● Exercise aim
Everything from the line containing "Generate a Python" through the line containing "plt.rcParams['font.family'] = ['Liberation" must be written out exactly, and nothing more; leave any pictures out.

>> BEGIN

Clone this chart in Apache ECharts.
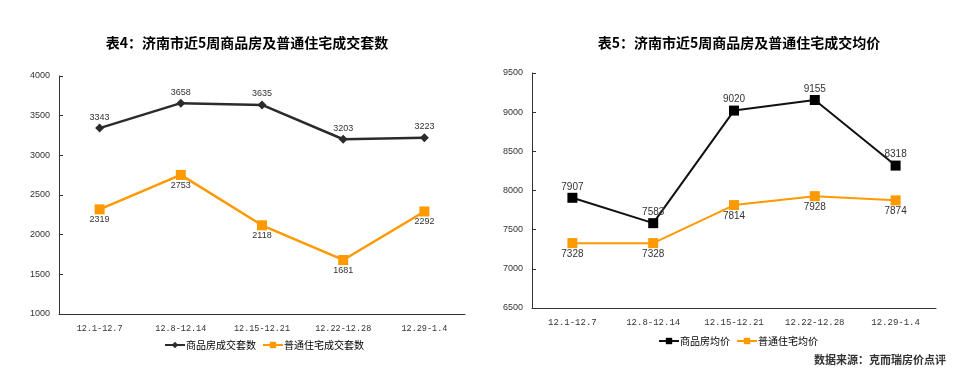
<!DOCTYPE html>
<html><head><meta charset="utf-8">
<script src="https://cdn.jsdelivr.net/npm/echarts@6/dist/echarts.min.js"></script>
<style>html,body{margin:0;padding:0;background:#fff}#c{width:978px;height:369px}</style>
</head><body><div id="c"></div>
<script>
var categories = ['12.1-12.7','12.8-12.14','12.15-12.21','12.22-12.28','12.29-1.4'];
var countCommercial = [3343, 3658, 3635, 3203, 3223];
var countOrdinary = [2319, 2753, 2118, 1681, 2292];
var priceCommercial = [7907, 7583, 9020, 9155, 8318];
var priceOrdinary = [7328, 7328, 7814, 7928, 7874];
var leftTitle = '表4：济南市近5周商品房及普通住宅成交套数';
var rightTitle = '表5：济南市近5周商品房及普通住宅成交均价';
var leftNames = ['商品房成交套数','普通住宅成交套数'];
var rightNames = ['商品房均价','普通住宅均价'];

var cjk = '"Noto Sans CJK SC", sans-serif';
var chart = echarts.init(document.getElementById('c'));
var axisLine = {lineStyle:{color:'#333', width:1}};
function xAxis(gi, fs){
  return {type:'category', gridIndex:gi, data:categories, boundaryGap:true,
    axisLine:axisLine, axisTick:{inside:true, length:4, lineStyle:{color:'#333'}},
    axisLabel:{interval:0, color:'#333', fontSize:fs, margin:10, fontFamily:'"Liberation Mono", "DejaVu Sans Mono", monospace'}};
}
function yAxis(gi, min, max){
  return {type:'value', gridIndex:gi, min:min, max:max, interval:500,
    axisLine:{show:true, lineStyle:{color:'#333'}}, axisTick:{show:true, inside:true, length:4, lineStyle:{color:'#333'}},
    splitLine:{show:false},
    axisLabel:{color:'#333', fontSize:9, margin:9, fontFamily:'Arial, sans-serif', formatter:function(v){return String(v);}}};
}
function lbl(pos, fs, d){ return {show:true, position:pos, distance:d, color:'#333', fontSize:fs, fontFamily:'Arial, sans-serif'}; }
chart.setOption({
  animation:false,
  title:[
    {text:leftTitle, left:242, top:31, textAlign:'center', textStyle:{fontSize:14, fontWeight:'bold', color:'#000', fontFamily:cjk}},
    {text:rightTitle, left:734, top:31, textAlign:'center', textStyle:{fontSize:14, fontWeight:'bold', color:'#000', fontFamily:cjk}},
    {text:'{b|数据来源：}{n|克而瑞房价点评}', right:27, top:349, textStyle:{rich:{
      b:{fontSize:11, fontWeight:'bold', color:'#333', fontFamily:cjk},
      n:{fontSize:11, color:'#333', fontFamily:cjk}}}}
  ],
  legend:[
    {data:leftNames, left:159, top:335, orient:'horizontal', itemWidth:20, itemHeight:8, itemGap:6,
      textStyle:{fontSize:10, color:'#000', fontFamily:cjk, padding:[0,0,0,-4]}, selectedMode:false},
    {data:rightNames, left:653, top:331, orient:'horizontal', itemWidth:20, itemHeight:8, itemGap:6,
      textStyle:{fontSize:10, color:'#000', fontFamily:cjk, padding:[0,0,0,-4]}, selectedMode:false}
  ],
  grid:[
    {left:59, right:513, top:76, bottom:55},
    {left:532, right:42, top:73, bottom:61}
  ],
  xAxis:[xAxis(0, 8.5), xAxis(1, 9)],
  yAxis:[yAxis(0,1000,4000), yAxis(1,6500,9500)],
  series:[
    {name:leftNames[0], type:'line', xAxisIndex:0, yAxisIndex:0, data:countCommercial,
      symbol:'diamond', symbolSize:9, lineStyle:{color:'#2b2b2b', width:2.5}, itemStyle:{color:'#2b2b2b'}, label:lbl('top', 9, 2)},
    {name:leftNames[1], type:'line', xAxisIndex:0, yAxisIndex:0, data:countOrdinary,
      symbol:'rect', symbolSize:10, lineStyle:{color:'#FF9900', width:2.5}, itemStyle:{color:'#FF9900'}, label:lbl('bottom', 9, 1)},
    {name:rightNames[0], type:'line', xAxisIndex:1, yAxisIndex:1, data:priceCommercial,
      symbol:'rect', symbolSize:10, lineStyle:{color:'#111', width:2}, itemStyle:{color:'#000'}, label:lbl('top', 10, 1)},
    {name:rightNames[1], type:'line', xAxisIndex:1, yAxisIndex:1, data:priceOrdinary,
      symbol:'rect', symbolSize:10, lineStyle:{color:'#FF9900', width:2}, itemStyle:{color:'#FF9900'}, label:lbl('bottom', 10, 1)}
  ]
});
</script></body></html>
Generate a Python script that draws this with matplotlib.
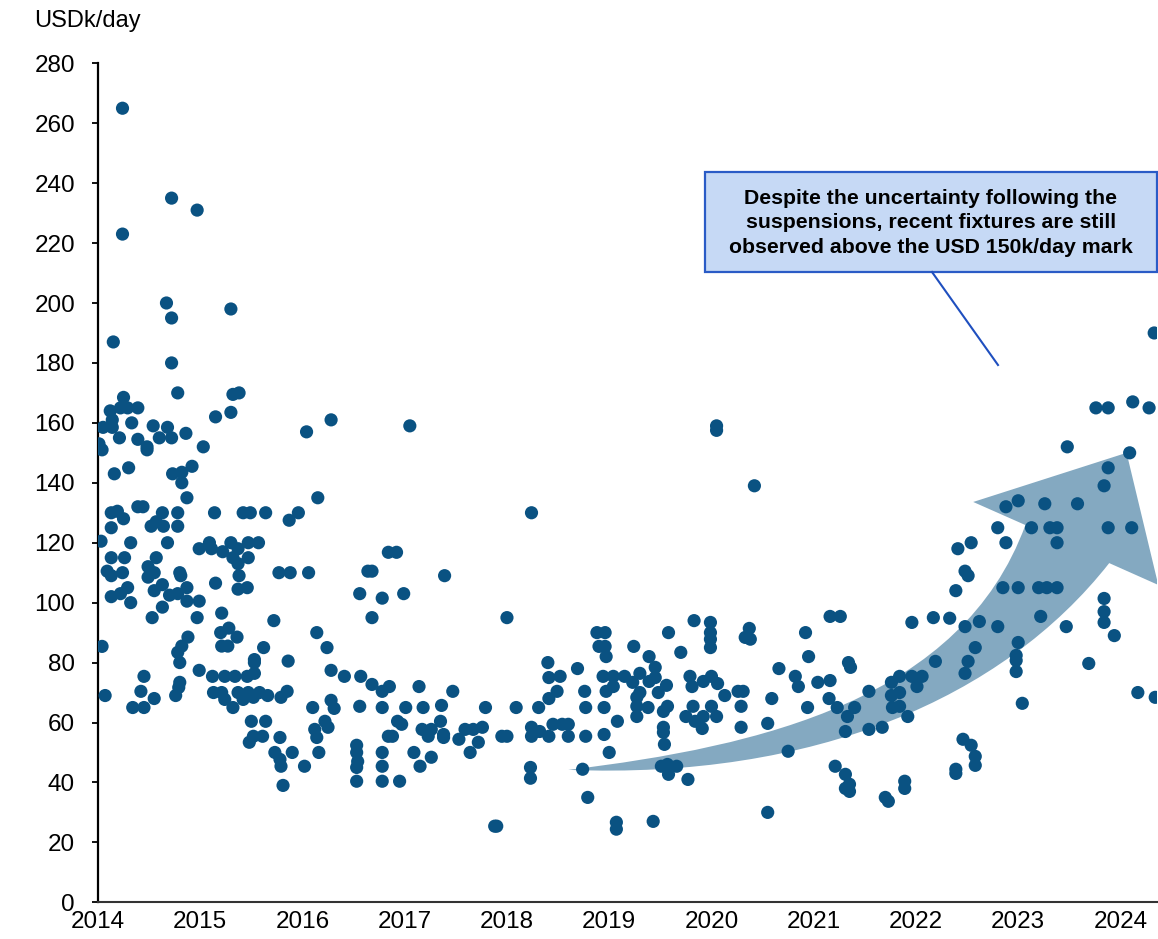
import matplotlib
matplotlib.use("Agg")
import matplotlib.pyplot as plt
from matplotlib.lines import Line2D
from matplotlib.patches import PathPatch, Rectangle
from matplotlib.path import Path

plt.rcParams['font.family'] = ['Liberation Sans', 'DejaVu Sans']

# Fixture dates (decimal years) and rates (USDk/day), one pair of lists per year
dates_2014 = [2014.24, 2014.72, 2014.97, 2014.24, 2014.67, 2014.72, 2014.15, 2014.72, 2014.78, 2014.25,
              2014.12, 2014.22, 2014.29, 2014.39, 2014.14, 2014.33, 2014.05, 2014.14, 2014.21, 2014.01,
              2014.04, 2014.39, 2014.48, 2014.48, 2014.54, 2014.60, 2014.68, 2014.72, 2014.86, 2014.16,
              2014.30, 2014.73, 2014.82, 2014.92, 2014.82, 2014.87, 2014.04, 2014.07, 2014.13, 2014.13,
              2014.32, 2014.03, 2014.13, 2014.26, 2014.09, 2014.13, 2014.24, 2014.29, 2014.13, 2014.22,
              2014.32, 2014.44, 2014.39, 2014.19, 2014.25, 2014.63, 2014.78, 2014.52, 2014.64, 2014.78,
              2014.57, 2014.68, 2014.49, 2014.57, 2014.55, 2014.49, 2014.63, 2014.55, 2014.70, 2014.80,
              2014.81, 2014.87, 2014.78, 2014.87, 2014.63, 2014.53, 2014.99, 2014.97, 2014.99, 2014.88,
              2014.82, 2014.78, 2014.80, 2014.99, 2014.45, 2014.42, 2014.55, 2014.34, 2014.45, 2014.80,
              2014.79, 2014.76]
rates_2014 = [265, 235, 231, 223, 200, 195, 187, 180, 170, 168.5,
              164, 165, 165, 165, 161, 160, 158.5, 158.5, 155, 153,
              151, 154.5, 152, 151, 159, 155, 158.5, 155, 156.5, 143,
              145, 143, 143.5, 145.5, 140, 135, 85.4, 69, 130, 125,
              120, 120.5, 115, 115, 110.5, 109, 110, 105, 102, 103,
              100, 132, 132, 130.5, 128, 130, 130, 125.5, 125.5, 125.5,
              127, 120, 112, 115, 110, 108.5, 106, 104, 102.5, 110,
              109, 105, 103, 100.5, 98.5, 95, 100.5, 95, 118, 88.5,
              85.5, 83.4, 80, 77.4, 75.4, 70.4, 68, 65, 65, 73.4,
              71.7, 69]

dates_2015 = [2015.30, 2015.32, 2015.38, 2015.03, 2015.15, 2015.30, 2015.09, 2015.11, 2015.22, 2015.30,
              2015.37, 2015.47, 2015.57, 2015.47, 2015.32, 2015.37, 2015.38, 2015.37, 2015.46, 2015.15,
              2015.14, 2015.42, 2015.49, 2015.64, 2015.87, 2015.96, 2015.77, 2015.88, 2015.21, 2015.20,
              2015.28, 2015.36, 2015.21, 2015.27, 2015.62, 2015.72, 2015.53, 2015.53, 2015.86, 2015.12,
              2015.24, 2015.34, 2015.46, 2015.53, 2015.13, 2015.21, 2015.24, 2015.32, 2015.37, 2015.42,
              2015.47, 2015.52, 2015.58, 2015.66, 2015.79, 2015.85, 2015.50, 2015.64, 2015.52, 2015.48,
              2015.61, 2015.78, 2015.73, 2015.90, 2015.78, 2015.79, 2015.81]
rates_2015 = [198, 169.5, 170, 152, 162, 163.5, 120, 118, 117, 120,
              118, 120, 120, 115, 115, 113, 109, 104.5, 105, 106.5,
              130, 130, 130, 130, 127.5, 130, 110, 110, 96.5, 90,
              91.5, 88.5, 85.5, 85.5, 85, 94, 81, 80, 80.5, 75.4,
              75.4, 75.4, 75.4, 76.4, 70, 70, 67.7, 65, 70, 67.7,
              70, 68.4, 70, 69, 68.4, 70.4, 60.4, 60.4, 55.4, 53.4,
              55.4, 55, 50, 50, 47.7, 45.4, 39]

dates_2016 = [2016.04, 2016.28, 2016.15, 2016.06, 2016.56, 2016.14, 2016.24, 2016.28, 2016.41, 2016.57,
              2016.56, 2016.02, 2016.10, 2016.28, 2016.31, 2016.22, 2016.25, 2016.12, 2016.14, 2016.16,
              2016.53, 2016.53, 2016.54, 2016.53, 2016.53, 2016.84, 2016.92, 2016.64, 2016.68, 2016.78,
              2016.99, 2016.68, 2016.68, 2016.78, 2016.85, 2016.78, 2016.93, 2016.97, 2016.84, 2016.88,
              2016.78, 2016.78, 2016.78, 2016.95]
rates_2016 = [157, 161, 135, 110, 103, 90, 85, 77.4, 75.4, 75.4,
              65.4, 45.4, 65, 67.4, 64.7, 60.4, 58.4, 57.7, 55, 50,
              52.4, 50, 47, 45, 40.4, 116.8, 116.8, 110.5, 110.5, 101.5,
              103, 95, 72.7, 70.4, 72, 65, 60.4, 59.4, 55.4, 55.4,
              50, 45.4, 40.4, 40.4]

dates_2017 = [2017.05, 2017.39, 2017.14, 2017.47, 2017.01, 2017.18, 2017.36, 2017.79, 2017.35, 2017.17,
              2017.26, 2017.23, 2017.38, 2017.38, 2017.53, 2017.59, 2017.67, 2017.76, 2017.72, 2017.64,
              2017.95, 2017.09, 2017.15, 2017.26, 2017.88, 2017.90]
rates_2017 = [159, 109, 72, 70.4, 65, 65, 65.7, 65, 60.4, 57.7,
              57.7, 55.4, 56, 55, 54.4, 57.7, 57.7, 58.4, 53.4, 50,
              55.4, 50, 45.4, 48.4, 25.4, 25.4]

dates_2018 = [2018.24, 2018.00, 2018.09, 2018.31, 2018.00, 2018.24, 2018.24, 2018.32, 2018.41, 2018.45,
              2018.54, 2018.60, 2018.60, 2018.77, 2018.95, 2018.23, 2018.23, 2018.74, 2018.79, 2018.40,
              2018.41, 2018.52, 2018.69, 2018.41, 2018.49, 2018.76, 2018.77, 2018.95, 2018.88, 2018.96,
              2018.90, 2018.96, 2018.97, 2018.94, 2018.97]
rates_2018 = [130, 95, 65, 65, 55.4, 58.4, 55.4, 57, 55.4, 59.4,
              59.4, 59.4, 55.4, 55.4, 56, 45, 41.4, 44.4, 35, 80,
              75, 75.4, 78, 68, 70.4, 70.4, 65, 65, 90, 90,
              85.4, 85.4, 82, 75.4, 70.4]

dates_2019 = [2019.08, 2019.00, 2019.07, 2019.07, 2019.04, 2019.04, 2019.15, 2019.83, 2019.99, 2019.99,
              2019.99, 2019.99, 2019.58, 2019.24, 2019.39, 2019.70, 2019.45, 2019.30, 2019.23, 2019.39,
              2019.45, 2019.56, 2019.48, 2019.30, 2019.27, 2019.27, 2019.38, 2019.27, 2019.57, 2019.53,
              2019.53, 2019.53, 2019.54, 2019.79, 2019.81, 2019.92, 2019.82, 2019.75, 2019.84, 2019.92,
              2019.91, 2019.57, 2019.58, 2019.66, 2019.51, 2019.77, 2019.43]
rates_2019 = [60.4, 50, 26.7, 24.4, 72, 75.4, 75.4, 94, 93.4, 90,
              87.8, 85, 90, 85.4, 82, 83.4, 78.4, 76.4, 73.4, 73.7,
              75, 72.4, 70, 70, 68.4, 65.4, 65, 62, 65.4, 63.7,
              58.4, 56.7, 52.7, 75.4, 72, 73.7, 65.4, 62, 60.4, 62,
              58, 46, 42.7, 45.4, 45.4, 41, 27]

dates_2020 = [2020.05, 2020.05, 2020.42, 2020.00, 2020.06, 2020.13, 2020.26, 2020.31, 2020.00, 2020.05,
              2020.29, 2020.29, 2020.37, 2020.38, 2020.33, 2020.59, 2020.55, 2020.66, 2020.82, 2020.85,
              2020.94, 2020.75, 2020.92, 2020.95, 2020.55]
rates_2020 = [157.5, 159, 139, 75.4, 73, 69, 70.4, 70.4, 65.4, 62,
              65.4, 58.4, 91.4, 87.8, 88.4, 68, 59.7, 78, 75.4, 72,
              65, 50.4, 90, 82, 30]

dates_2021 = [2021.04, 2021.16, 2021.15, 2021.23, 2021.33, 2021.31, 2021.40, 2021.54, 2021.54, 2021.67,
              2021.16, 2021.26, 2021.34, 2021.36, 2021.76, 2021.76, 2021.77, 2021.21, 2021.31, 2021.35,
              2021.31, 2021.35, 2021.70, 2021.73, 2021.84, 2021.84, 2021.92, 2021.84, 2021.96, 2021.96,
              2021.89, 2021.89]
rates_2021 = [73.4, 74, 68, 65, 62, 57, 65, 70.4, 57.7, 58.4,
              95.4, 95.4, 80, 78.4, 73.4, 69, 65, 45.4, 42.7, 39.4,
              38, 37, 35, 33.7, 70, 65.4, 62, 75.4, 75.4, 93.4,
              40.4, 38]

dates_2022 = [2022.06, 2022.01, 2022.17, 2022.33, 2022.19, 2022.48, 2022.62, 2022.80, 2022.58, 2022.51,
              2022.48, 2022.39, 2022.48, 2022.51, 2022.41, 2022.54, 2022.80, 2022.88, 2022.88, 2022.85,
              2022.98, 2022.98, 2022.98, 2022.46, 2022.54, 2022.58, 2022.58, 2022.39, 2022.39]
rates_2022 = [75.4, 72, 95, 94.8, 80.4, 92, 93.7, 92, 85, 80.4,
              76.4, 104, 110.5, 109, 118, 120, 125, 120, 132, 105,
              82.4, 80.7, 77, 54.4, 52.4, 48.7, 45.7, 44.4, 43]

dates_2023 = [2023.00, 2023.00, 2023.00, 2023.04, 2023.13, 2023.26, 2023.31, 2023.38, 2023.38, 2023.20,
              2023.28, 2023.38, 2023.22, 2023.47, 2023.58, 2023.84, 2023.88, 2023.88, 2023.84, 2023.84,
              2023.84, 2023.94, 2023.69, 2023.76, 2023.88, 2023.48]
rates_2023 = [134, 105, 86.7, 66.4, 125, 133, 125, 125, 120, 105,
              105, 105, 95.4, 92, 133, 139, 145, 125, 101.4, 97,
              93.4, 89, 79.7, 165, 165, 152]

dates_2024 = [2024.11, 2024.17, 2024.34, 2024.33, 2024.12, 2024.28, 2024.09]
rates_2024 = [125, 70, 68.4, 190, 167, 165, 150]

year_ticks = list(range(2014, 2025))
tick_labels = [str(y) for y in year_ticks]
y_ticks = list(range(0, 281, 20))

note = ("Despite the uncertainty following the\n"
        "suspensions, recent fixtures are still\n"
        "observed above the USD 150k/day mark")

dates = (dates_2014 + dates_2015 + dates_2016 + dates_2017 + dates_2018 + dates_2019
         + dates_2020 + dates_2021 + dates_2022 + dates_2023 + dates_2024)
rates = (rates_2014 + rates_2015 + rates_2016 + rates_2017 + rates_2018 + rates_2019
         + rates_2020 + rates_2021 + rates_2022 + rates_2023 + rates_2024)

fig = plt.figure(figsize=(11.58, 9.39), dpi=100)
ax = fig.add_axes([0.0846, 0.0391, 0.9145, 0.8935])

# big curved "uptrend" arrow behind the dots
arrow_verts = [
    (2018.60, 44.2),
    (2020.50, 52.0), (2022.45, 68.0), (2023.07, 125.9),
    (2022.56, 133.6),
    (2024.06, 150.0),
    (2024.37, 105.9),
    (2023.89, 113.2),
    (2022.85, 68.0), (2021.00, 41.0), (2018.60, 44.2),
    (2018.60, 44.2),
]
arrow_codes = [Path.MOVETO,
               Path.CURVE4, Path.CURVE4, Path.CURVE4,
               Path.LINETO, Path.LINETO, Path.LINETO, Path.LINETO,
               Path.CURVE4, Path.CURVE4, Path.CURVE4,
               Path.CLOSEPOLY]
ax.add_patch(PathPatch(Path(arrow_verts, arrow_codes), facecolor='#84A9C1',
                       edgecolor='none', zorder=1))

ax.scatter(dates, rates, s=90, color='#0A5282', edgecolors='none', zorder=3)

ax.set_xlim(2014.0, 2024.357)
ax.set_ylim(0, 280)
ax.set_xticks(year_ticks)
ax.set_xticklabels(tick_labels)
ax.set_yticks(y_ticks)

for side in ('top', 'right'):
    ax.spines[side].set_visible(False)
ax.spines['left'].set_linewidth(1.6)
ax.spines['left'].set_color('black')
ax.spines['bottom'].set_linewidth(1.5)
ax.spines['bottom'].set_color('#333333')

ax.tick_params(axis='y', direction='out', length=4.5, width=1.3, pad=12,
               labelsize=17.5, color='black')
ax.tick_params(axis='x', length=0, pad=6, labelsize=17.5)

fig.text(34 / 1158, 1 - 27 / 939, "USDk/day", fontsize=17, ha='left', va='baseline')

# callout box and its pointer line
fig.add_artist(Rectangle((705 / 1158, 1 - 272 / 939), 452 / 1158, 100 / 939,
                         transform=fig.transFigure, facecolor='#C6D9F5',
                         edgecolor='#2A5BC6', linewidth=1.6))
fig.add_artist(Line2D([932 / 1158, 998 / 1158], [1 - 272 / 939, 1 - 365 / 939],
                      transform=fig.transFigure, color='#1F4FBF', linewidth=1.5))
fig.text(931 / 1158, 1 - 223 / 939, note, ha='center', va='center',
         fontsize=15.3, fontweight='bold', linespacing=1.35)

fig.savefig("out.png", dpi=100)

>> END

● Response
Generate a Python script that draws this with matplotlib.
import matplotlib
matplotlib.use("Agg")
import matplotlib.pyplot as plt
from matplotlib.lines import Line2D
from matplotlib.patches import PathPatch, Rectangle
from matplotlib.path import Path

plt.rcParams['font.family'] = ['Liberation Sans', 'DejaVu Sans']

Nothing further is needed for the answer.